BOOK 247: BUNNY: MONA AWAD
BOOK 247: BUNNY: MONA AWAD
We were just these innocent girls in the night trying to make something beautiful. We nearly died. We very nearly did, didn't we?
Samantha Heather Mackey couldn't be more of an outsider in her small, highly selective MFA program at New England's Warren University. A scholarship student who prefers the company of her dark imagination to that of most people, she is utterly repelled by the rest of her fiction writing cohort--a clique of unbearably twee rich girls who call each other Bunny, and seem to move and speak as one.
But everything changes when Samantha receives an invitation to the Bunnies' fabled Smut Salon, and finds herself inexplicably drawn to their front door--ditching her only friend, Ava, in the process. As Samantha plunges deeper and deeper into the Bunnies' sinister yet saccharine world, beginning to take part in the ritualistic off-campus Workshop where they conjure their monstrous creations, the edges of reality begin to blur. Soon, her friendships with Ava and the Bunnies will be brought into deadly collision.

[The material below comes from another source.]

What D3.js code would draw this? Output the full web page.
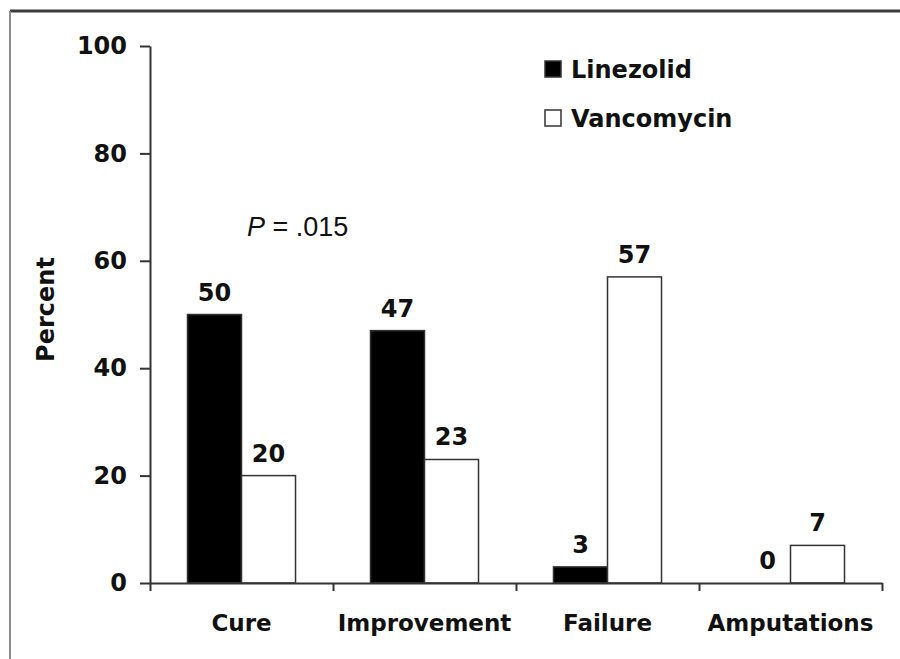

The spellbinding new novel from one of our most fearless chroniclers of the female experience, Bunny is a down-the-rabbit-hole tale of loneliness and belonging, friendship and desire, and the fantastic and terrible power of the imagination.
Named a Best Book of 2019 by TIME, Vogue, Electric Literature, and The New York Public Library
(From Goodreads)
MY VERDICT: I wanted to like this book, with so much praise behind it I was expecting something interesting, unfortunately I was disappointed. I liked the premise, however, I felt that it was not very well written, the writing wasn’t good enough to make the characters feel real or any of the more fantastical aspects of the story ring true. I found myself rushing to finish the book hoping the end would pay off and it did not. Some of the visuals were interesting, there were some interesting ideas but the end took a long time to get to and wasn’t believable or real enough to be bothered with. I want to clarify when I say real I’m not talking about ‘something that can happen in real life’. I don’t hate something because its not within the bounds of reality – in fact I love something which pushes those boundaries, the imagination can be boundless, but if someone writes a book about something unreal I want them to write about it as if it happened and so I believe that within this story it did. You create rules that your unreal scenario follows so it doesn’t sound like you’re making it up as you go along. I didn’t feel the reality of the book and I didn’t enjoy learning about any of the characters in the way I usually do. I think to summarise this book I would say, interesting ideas but badly executed, dare I use the word basic? Err, yes, I think I will…
It’s a shame because for this book I didn’t really like I designed one of my favourite book covers. Ironic I guess.